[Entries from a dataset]
---
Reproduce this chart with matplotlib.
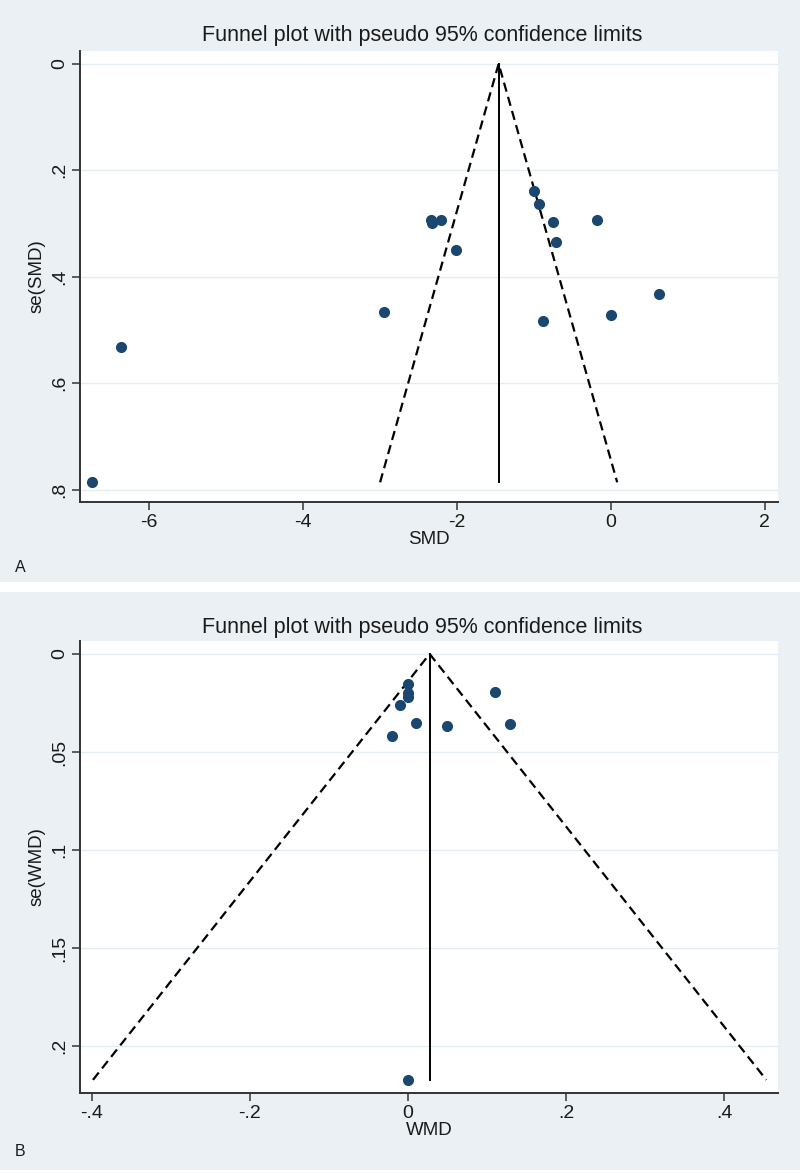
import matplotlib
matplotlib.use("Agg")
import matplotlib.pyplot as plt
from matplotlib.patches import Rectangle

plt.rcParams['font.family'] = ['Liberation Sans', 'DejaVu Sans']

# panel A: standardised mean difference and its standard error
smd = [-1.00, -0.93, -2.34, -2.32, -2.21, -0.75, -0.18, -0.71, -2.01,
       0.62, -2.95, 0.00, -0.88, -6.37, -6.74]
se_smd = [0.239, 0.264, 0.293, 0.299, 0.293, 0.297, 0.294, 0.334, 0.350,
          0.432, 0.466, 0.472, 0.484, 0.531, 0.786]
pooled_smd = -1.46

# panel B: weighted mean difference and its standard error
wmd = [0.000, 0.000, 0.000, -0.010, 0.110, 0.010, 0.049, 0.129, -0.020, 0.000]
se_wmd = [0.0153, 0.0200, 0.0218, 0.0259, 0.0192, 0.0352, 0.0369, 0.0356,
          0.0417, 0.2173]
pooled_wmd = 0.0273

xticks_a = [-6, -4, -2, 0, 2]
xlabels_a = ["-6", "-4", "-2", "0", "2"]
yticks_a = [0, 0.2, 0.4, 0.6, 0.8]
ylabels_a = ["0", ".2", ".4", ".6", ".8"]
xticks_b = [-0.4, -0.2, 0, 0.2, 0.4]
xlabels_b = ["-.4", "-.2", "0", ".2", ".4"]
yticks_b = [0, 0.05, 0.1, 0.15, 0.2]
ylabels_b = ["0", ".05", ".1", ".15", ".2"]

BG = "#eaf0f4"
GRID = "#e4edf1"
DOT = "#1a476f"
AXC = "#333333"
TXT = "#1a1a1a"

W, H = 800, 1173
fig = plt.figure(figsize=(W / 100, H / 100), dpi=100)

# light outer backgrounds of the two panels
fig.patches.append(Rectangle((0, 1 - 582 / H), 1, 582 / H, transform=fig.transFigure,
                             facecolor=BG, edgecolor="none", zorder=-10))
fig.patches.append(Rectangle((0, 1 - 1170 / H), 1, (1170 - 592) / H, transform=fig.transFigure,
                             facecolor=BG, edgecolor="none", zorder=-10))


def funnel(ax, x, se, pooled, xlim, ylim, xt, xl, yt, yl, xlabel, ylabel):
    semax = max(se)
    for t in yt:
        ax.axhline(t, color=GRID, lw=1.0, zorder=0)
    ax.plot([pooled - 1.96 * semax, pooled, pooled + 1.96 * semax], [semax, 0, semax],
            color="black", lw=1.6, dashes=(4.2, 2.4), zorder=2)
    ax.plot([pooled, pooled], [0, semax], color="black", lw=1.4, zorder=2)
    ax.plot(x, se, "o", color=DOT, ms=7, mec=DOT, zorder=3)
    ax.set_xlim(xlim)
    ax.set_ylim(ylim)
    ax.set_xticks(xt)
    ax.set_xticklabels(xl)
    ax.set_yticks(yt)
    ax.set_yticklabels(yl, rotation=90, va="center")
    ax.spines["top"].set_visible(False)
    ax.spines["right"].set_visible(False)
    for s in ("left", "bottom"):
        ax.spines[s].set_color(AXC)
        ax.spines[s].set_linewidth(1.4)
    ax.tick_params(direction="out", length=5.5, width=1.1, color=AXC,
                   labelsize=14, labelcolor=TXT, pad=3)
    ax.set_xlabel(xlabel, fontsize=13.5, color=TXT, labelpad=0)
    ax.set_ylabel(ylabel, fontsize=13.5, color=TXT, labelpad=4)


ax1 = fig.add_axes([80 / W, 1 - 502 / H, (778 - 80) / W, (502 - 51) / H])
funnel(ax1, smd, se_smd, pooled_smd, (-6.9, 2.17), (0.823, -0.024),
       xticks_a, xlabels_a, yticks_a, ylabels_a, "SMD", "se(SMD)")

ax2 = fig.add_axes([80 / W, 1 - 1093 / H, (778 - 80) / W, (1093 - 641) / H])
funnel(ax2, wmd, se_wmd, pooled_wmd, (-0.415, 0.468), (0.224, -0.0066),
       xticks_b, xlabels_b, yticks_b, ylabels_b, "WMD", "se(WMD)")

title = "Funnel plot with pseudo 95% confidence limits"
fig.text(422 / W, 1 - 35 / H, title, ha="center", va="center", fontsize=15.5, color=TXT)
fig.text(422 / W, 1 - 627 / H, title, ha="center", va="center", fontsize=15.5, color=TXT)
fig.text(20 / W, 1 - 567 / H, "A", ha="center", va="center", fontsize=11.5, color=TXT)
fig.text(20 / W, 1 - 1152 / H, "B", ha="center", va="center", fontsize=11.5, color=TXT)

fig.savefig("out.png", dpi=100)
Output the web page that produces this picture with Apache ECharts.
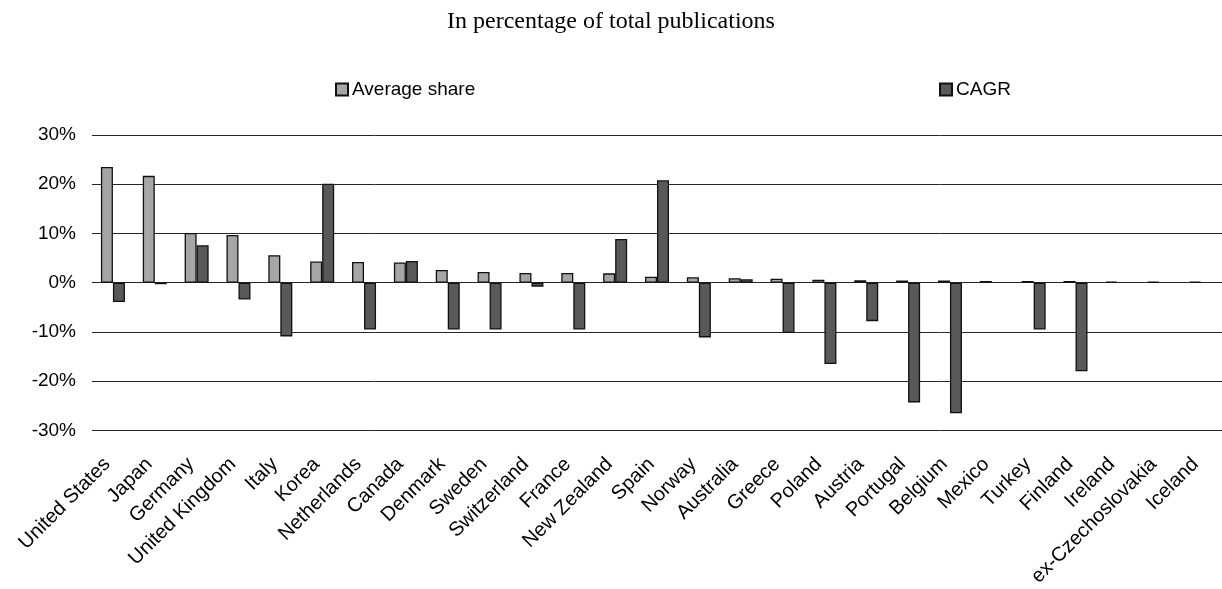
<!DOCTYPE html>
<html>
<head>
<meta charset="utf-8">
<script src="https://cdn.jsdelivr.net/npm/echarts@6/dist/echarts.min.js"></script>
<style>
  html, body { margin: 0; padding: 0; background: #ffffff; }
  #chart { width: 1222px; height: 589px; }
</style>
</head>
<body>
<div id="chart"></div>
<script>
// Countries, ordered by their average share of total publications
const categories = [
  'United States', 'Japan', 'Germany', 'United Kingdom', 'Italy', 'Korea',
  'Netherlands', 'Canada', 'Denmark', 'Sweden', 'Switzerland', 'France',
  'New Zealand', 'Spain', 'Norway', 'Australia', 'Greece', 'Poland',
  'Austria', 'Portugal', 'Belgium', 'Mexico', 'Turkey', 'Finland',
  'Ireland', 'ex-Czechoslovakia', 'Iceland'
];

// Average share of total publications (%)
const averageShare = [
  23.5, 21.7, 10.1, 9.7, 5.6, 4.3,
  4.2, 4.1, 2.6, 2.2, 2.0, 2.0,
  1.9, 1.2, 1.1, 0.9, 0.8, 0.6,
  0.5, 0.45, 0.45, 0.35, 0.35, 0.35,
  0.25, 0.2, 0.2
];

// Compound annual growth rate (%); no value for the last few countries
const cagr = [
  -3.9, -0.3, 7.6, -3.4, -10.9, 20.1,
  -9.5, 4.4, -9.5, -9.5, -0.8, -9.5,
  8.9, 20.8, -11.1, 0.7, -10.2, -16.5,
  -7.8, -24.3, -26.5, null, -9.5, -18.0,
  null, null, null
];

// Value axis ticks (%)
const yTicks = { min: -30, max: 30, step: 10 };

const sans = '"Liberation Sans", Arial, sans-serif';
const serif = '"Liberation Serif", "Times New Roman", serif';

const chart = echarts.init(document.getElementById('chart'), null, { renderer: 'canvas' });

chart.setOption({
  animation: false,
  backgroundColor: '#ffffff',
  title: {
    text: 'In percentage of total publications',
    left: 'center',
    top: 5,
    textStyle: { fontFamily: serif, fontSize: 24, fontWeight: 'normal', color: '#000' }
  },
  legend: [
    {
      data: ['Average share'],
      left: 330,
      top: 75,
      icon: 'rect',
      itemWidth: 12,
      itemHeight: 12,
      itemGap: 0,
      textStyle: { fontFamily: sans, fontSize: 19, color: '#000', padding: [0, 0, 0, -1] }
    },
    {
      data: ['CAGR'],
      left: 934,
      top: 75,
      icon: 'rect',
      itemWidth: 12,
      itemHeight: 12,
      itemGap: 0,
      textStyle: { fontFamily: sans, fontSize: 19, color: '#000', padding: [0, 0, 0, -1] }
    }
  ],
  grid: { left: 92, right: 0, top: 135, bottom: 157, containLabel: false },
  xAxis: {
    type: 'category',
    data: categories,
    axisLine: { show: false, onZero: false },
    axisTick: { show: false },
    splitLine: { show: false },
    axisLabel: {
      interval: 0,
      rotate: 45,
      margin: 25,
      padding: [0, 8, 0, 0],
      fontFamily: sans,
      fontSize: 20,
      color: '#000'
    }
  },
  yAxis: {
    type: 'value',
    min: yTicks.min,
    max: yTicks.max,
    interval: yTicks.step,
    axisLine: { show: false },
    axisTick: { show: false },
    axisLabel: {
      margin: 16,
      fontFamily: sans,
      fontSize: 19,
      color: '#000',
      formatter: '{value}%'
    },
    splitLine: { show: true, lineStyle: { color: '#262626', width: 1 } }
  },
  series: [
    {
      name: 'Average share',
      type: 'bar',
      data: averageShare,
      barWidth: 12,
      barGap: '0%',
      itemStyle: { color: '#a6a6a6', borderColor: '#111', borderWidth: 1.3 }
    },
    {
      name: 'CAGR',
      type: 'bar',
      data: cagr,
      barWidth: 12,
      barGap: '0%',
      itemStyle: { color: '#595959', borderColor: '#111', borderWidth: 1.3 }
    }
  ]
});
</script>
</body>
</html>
---
Problem to work on: Take the records above from their first line through the line with "fig = plt.figure(figsize=(W" and set those lines down word for word, minus the pictures.

Task answer:
Reproduce this chart with matplotlib.
import matplotlib
matplotlib.use("Agg")
import matplotlib.pyplot as plt
from matplotlib.patches import Rectangle

plt.rcParams['font.family'] = ['Liberation Sans', 'DejaVu Sans']

# panel A: standardised mean difference and its standard error
smd = [-1.00, -0.93, -2.34, -2.32, -2.21, -0.75, -0.18, -0.71, -2.01,
       0.62, -2.95, 0.00, -0.88, -6.37, -6.74]
se_smd = [0.239, 0.264, 0.293, 0.299, 0.293, 0.297, 0.294, 0.334, 0.350,
          0.432, 0.466, 0.472, 0.484, 0.531, 0.786]
pooled_smd = -1.46

# panel B: weighted mean difference and its standard error
wmd = [0.000, 0.000, 0.000, -0.010, 0.110, 0.010, 0.049, 0.129, -0.020, 0.000]
se_wmd = [0.0153, 0.0200, 0.0218, 0.0259, 0.0192, 0.0352, 0.0369, 0.0356,
          0.0417, 0.2173]
pooled_wmd = 0.0273

xticks_a = [-6, -4, -2, 0, 2]
xlabels_a = ["-6", "-4", "-2", "0", "2"]
yticks_a = [0, 0.2, 0.4, 0.6, 0.8]
ylabels_a = ["0", ".2", ".4", ".6", ".8"]
xticks_b = [-0.4, -0.2, 0, 0.2, 0.4]
xlabels_b = ["-.4", "-.2", "0", ".2", ".4"]
yticks_b = [0, 0.05, 0.1, 0.15, 0.2]
ylabels_b = ["0", ".05", ".1", ".15", ".2"]

BG = "#eaf0f4"
GRID = "#e4edf1"
DOT = "#1a476f"
AXC = "#333333"
TXT = "#1a1a1a"

W, H = 800, 1173
fig = plt.figure(figsize=(W / 100, H / 100), dpi=100)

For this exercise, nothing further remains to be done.